DATASET CONTENT
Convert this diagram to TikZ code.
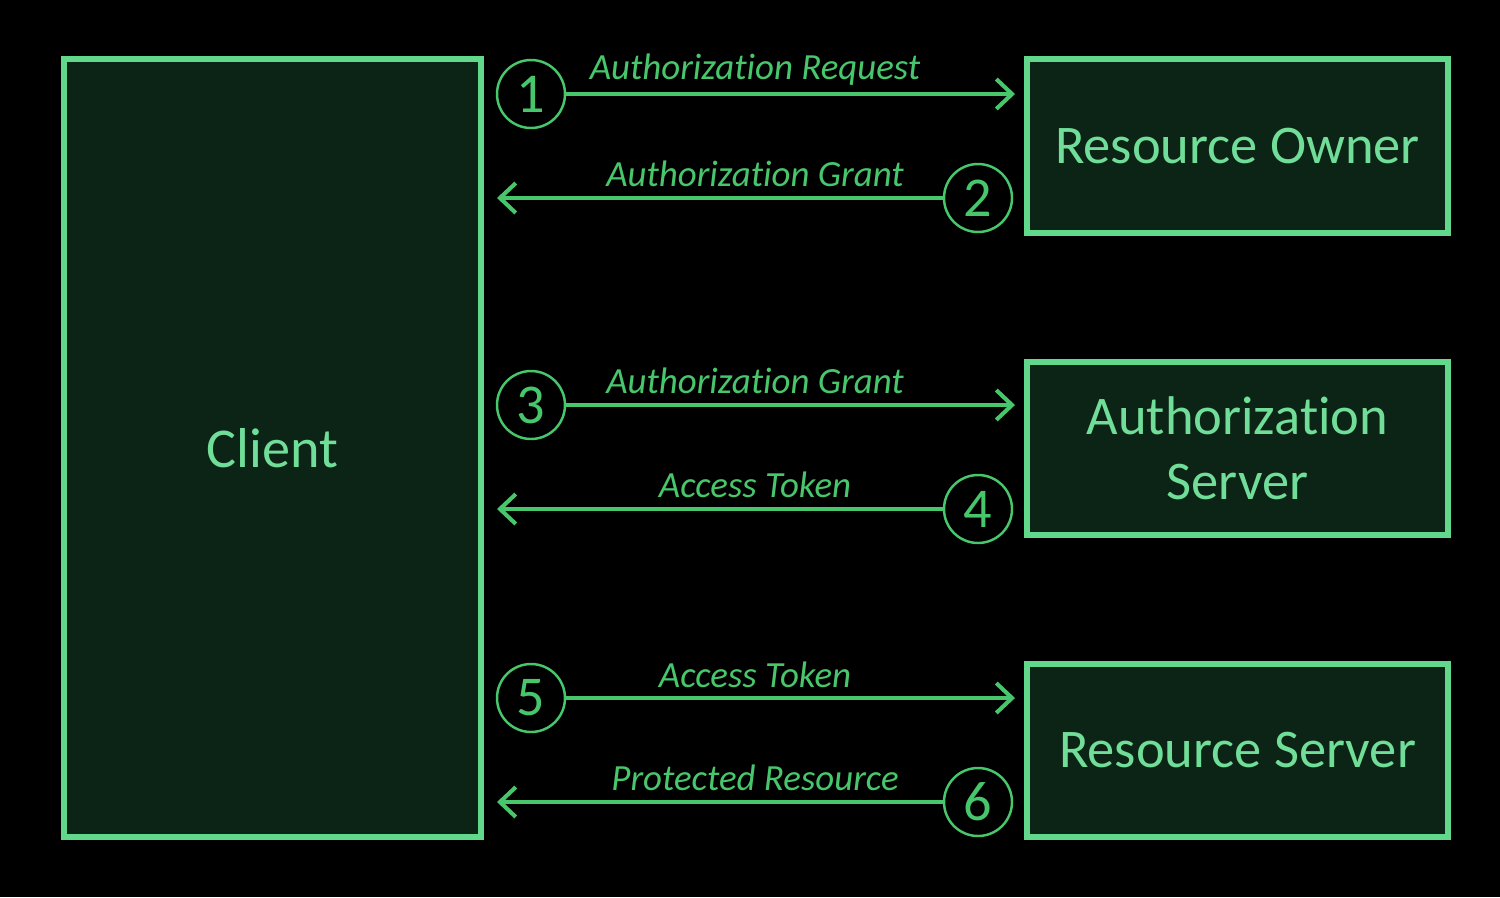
\documentclass[tikz,border=0pt]{standalone}
\usepackage{fontspec}
\setmainfont{Carlito}[Ligatures=NoCommon,RawFeature={-liga;-calt}]
\usetikzlibrary{arrows.meta}
\definecolor{boxline}{RGB}{98,216,140}
\definecolor{boxfill}{RGB}{12,36,21}
\definecolor{flow}{RGB}{72,198,108}
\definecolor{boxtext}{RGB}{112,222,152}
\begin{document}
\begin{tikzpicture}[x=0.02cm,y=-0.02cm,
  party/.style={draw=boxline,fill=boxfill,line width=3.2pt,text=boxtext,
    font=\fontsize{31}{36}\selectfont,align=center,inner sep=0pt},
  stepnum/.style={circle,draw=flow,line width=1.4pt,minimum size=1.36cm,inner sep=0pt,
    text=flow,font=\fontsize{32}{36}\selectfont},
  flowline/.style={draw=flow,line width=2.3pt,-{Straight Barb[length=9pt,width=17pt,line width=2.3pt]}},
  lab/.style={text=flow,font=\fontsize{21}{25}\selectfont\itshape,inner sep=0pt}]
\fill[black] (0,0) rectangle (1500,897);
\node[party,font=\fontsize{32}{36}\selectfont,minimum width=417*0.02cm,minimum height=778*0.02cm] (client) at (272.5,448) {Client};
\node[party,minimum width=421*0.02cm,minimum height=174*0.02cm] (ro) at (1237.5,146) {Resource Owner};
\node[party,minimum width=421*0.02cm,minimum height=173*0.02cm] (as) at (1237.5,448.5) {Authorization\\[1pt]Server};
\node[party,minimum width=421*0.02cm,minimum height=173*0.02cm] (rs) at (1237.5,750.5) {Resource Server};
\node[stepnum] (n1) at (531,94) {1};
\node[stepnum] (n2) at (978,198) {2};
\node[stepnum] (n3) at (531,405) {3};
\node[stepnum] (n4) at (978,509) {4};
\node[stepnum] (n5) at (531,698) {5};
\node[stepnum] (n6) at (978,802) {6};
\coordinate (e1) at (1015,94);
\coordinate (e2) at (497,198);
\coordinate (e3) at (1015,405);
\coordinate (e4) at (497,509);
\coordinate (e5) at (1015,698);
\coordinate (e6) at (497,802);
\draw[flowline] (n1) -- (e1);
\draw[flowline] (n2) -- (e2);
\draw[flowline] (n3) -- (e3);
\draw[flowline] (n4) -- (e4);
\draw[flowline] (n5) -- (e5);
\draw[flowline] (n6) -- (e6);
\node[lab] (l1) at (755,70) {Authorization Request};
\node[lab] (l2) at (755,174) {Authorization Grant};
\node[lab] (l3) at (755,381) {Authorization Grant};
\node[lab] (l4) at (755,485) {Access Token};
\node[lab] (l5) at (755,675) {Access Token};
\node[lab] (l6) at (755,778) {Protected Resource};
\end{tikzpicture}
\end{document}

REQUIREMENTS
Transcribe the material exactly, and leave out whatever pictures it holds.

FINAL RESULT
Convert this diagram to TikZ code.
\documentclass[tikz,border=0pt]{standalone}
\usepackage{fontspec}
\setmainfont{Carlito}[Ligatures=NoCommon,RawFeature={-liga;-calt}]
\usetikzlibrary{arrows.meta}
\definecolor{boxline}{RGB}{98,216,140}
\definecolor{boxfill}{RGB}{12,36,21}
\definecolor{flow}{RGB}{72,198,108}
\definecolor{boxtext}{RGB}{112,222,152}
\begin{document}
\begin{tikzpicture}[x=0.02cm,y=-0.02cm,
  party/.style={draw=boxline,fill=boxfill,line width=3.2pt,text=boxtext,
    font=\fontsize{31}{36}\selectfont,align=center,inner sep=0pt},
  stepnum/.style={circle,draw=flow,line width=1.4pt,minimum size=1.36cm,inner sep=0pt,
    text=flow,font=\fontsize{32}{36}\selectfont},
  flowline/.style={draw=flow,line width=2.3pt,-{Straight Barb[length=9pt,width=17pt,line width=2.3pt]}},
  lab/.style={text=flow,font=\fontsize{21}{25}\selectfont\itshape,inner sep=0pt}]
\fill[black] (0,0) rectangle (1500,897);
\node[party,font=\fontsize{32}{36}\selectfont,minimum width=417*0.02cm,minimum height=778*0.02cm] (client) at (272.5,448) {Client};
\node[party,minimum width=421*0.02cm,minimum height=174*0.02cm] (ro) at (1237.5,146) {Resource Owner};
\node[party,minimum width=421*0.02cm,minimum height=173*0.02cm] (as) at (1237.5,448.5) {Authorization\\[1pt]Server};
\node[party,minimum width=421*0.02cm,minimum height=173*0.02cm] (rs) at (1237.5,750.5) {Resource Server};
\node[stepnum] (n1) at (531,94) {1};
\node[stepnum] (n2) at (978,198) {2};
\node[stepnum] (n3) at (531,405) {3};
\node[stepnum] (n4) at (978,509) {4};
\node[stepnum] (n5) at (531,698) {5};
\node[stepnum] (n6) at (978,802) {6};
\coordinate (e1) at (1015,94);
\coordinate (e2) at (497,198);
\coordinate (e3) at (1015,405);
\coordinate (e4) at (497,509);
\coordinate (e5) at (1015,698);
\coordinate (e6) at (497,802);
\draw[flowline] (n1) -- (e1);
\draw[flowline] (n2) -- (e2);
\draw[flowline] (n3) -- (e3);
\draw[flowline] (n4) -- (e4);
\draw[flowline] (n5) -- (e5);
\draw[flowline] (n6) -- (e6);
\node[lab] (l1) at (755,70) {Authorization Request};
\node[lab] (l2) at (755,174) {Authorization Grant};
\node[lab] (l3) at (755,381) {Authorization Grant};
\node[lab] (l4) at (755,485) {Access Token};
\node[lab] (l5) at (755,675) {Access Token};
\node[lab] (l6) at (755,778) {Protected Resource};
\end{tikzpicture}
\end{document}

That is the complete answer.